### GIVEN REQUEST
Return every record below exactly as written, omitting any pictures.

### RECORDS TO PROCESS

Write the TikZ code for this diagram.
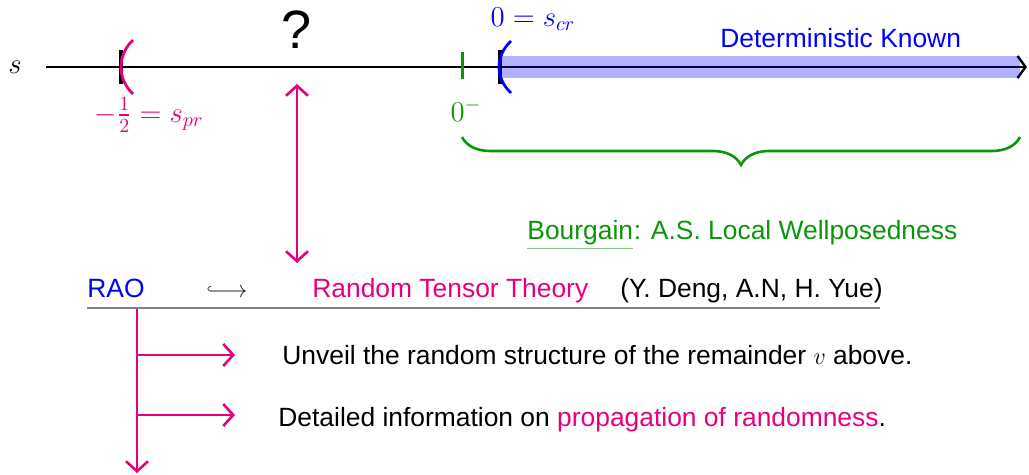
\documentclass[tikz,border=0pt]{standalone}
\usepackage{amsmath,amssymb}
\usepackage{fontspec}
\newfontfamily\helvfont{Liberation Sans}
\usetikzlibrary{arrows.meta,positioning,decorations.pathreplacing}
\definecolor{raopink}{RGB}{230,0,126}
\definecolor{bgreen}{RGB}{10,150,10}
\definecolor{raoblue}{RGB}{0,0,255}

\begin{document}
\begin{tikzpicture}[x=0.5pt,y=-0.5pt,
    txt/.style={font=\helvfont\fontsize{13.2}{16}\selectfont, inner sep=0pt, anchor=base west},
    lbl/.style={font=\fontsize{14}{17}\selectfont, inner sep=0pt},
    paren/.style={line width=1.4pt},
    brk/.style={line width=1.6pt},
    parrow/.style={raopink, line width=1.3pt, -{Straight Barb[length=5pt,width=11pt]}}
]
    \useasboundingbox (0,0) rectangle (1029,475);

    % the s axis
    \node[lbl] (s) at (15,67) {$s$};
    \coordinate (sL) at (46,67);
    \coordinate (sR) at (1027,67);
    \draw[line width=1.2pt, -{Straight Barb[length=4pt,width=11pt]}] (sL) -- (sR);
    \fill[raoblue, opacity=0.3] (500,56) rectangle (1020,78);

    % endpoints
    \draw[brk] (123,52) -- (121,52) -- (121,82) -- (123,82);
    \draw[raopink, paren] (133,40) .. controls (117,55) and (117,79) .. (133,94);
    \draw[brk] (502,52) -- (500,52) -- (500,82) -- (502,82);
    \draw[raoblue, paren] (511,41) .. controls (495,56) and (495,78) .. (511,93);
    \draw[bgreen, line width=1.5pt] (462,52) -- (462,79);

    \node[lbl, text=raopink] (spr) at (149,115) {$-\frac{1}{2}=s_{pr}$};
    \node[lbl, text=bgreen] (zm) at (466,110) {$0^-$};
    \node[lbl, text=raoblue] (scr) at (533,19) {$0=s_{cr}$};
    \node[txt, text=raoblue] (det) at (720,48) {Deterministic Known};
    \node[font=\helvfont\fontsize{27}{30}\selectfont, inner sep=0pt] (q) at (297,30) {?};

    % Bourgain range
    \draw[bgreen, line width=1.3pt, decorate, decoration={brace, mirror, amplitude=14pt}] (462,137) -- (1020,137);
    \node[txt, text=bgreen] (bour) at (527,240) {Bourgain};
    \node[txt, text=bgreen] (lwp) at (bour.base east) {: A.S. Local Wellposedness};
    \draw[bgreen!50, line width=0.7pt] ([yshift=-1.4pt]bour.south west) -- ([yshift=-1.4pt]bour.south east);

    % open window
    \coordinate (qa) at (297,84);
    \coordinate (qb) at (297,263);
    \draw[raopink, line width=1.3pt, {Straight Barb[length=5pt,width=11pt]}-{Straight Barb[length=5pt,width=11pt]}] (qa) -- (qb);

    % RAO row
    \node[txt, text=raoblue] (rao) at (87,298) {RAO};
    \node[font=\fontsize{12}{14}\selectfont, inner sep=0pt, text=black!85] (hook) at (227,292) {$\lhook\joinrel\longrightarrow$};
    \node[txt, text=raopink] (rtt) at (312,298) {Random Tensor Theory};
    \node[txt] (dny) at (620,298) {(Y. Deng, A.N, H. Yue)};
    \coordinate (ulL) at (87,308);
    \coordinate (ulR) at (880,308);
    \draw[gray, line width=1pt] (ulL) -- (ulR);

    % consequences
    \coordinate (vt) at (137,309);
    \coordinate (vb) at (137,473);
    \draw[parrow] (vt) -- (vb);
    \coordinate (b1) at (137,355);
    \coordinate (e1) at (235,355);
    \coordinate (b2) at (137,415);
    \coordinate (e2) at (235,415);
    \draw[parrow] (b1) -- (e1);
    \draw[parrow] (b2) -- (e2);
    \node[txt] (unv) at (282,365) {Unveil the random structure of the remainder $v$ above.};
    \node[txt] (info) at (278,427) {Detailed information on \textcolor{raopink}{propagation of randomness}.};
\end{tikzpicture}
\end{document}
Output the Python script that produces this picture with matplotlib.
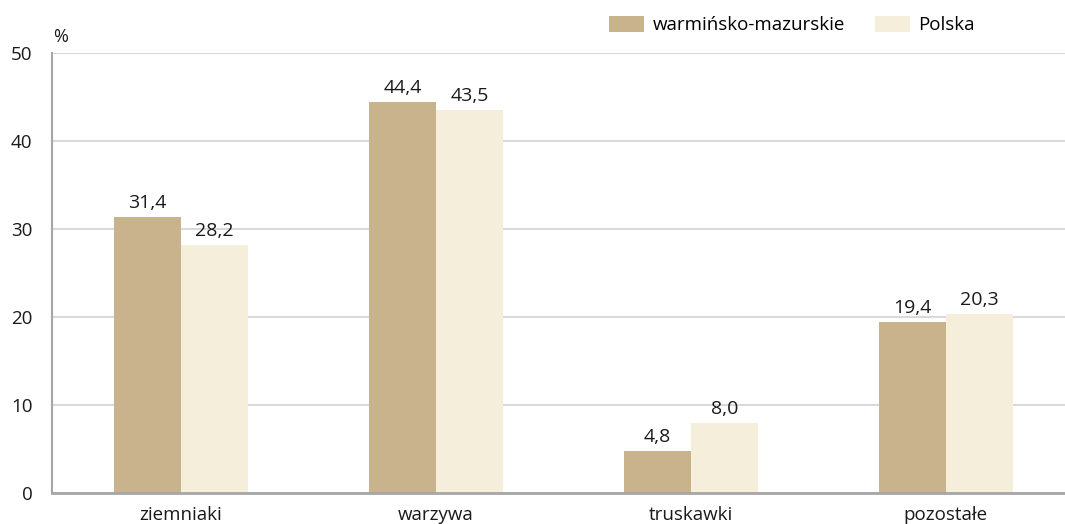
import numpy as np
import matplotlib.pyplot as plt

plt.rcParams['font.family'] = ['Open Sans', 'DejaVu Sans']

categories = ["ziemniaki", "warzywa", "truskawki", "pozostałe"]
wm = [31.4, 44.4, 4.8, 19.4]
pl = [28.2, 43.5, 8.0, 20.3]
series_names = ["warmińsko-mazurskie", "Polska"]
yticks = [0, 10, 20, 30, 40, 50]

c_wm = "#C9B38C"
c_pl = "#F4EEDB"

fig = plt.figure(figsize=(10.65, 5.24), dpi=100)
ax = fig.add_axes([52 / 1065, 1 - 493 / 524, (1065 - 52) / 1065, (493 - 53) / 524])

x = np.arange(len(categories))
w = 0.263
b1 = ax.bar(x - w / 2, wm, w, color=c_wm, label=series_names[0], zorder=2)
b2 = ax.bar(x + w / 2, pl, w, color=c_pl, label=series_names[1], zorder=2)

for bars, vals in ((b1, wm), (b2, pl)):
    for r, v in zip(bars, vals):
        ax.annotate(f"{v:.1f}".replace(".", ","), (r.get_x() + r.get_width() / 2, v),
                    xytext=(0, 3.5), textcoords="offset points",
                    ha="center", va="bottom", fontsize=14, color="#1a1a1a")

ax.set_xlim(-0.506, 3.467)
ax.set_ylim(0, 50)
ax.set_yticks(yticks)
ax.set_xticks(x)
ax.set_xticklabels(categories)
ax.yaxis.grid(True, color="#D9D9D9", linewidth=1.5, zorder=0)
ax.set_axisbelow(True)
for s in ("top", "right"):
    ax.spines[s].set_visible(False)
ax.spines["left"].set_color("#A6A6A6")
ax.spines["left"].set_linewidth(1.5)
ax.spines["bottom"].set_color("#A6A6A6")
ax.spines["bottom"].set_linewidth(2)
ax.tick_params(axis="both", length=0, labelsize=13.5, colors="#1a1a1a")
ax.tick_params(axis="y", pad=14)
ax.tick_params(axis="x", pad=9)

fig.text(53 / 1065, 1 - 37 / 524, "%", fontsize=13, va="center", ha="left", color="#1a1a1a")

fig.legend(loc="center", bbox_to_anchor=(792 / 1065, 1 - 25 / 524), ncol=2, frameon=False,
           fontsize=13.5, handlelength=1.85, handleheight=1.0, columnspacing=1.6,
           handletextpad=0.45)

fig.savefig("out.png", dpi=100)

### SOLUTION TO THE EXERCISE
Write the TikZ code for this diagram.
\documentclass[tikz,border=0pt]{standalone}
\usepackage{amsmath,amssymb}
\usepackage{fontspec}
\newfontfamily\helvfont{Liberation Sans}
\usetikzlibrary{arrows.meta,positioning,decorations.pathreplacing}
\definecolor{raopink}{RGB}{230,0,126}
\definecolor{bgreen}{RGB}{10,150,10}
\definecolor{raoblue}{RGB}{0,0,255}

\begin{document}
\begin{tikzpicture}[x=0.5pt,y=-0.5pt,
    txt/.style={font=\helvfont\fontsize{13.2}{16}\selectfont, inner sep=0pt, anchor=base west},
    lbl/.style={font=\fontsize{14}{17}\selectfont, inner sep=0pt},
    paren/.style={line width=1.4pt},
    brk/.style={line width=1.6pt},
    parrow/.style={raopink, line width=1.3pt, -{Straight Barb[length=5pt,width=11pt]}}
]
    \useasboundingbox (0,0) rectangle (1029,475);

    % the s axis
    \node[lbl] (s) at (15,67) {$s$};
    \coordinate (sL) at (46,67);
    \coordinate (sR) at (1027,67);
    \draw[line width=1.2pt, -{Straight Barb[length=4pt,width=11pt]}] (sL) -- (sR);
    \fill[raoblue, opacity=0.3] (500,56) rectangle (1020,78);

    % endpoints
    \draw[brk] (123,52) -- (121,52) -- (121,82) -- (123,82);
    \draw[raopink, paren] (133,40) .. controls (117,55) and (117,79) .. (133,94);
    \draw[brk] (502,52) -- (500,52) -- (500,82) -- (502,82);
    \draw[raoblue, paren] (511,41) .. controls (495,56) and (495,78) .. (511,93);
    \draw[bgreen, line width=1.5pt] (462,52) -- (462,79);

    \node[lbl, text=raopink] (spr) at (149,115) {$-\frac{1}{2}=s_{pr}$};
    \node[lbl, text=bgreen] (zm) at (466,110) {$0^-$};
    \node[lbl, text=raoblue] (scr) at (533,19) {$0=s_{cr}$};
    \node[txt, text=raoblue] (det) at (720,48) {Deterministic Known};
    \node[font=\helvfont\fontsize{27}{30}\selectfont, inner sep=0pt] (q) at (297,30) {?};

    % Bourgain range
    \draw[bgreen, line width=1.3pt, decorate, decoration={brace, mirror, amplitude=14pt}] (462,137) -- (1020,137);
    \node[txt, text=bgreen] (bour) at (527,240) {Bourgain};
    \node[txt, text=bgreen] (lwp) at (bour.base east) {: A.S. Local Wellposedness};
    \draw[bgreen!50, line width=0.7pt] ([yshift=-1.4pt]bour.south west) -- ([yshift=-1.4pt]bour.south east);

    % open window
    \coordinate (qa) at (297,84);
    \coordinate (qb) at (297,263);
    \draw[raopink, line width=1.3pt, {Straight Barb[length=5pt,width=11pt]}-{Straight Barb[length=5pt,width=11pt]}] (qa) -- (qb);

    % RAO row
    \node[txt, text=raoblue] (rao) at (87,298) {RAO};
    \node[font=\fontsize{12}{14}\selectfont, inner sep=0pt, text=black!85] (hook) at (227,292) {$\lhook\joinrel\longrightarrow$};
    \node[txt, text=raopink] (rtt) at (312,298) {Random Tensor Theory};
    \node[txt] (dny) at (620,298) {(Y. Deng, A.N, H. Yue)};
    \coordinate (ulL) at (87,308);
    \coordinate (ulR) at (880,308);
    \draw[gray, line width=1pt] (ulL) -- (ulR);

    % consequences
    \coordinate (vt) at (137,309);
    \coordinate (vb) at (137,473);
    \draw[parrow] (vt) -- (vb);
    \coordinate (b1) at (137,355);
    \coordinate (e1) at (235,355);
    \coordinate (b2) at (137,415);
    \coordinate (e2) at (235,415);
    \draw[parrow] (b1) -- (e1);
    \draw[parrow] (b2) -- (e2);
    \node[txt] (unv) at (282,365) {Unveil the random structure of the remainder $v$ above.};
    \node[txt] (info) at (278,427) {Detailed information on \textcolor{raopink}{propagation of randomness}.};
\end{tikzpicture}
\end{document}
Output the Python script that produces this picture with matplotlib.
import numpy as np
import matplotlib.pyplot as plt

plt.rcParams['font.family'] = ['Open Sans', 'DejaVu Sans']

categories = ["ziemniaki", "warzywa", "truskawki", "pozostałe"]
wm = [31.4, 44.4, 4.8, 19.4]
pl = [28.2, 43.5, 8.0, 20.3]
series_names = ["warmińsko-mazurskie", "Polska"]
yticks = [0, 10, 20, 30, 40, 50]

c_wm = "#C9B38C"
c_pl = "#F4EEDB"

fig = plt.figure(figsize=(10.65, 5.24), dpi=100)
ax = fig.add_axes([52 / 1065, 1 - 493 / 524, (1065 - 52) / 1065, (493 - 53) / 524])

x = np.arange(len(categories))
w = 0.263
b1 = ax.bar(x - w / 2, wm, w, color=c_wm, label=series_names[0], zorder=2)
b2 = ax.bar(x + w / 2, pl, w, color=c_pl, label=series_names[1], zorder=2)

for bars, vals in ((b1, wm), (b2, pl)):
    for r, v in zip(bars, vals):
        ax.annotate(f"{v:.1f}".replace(".", ","), (r.get_x() + r.get_width() / 2, v),
                    xytext=(0, 3.5), textcoords="offset points",
                    ha="center", va="bottom", fontsize=14, color="#1a1a1a")

ax.set_xlim(-0.506, 3.467)
ax.set_ylim(0, 50)
ax.set_yticks(yticks)
ax.set_xticks(x)
ax.set_xticklabels(categories)
ax.yaxis.grid(True, color="#D9D9D9", linewidth=1.5, zorder=0)
ax.set_axisbelow(True)
for s in ("top", "right"):
    ax.spines[s].set_visible(False)
ax.spines["left"].set_color("#A6A6A6")
ax.spines["left"].set_linewidth(1.5)
ax.spines["bottom"].set_color("#A6A6A6")
ax.spines["bottom"].set_linewidth(2)
ax.tick_params(axis="both", length=0, labelsize=13.5, colors="#1a1a1a")
ax.tick_params(axis="y", pad=14)
ax.tick_params(axis="x", pad=9)

fig.text(53 / 1065, 1 - 37 / 524, "%", fontsize=13, va="center", ha="left", color="#1a1a1a")

fig.legend(loc="center", bbox_to_anchor=(792 / 1065, 1 - 25 / 524), ncol=2, frameon=False,
           fontsize=13.5, handlelength=1.85, handleheight=1.0, columnspacing=1.6,
           handletextpad=0.45)

fig.savefig("out.png", dpi=100)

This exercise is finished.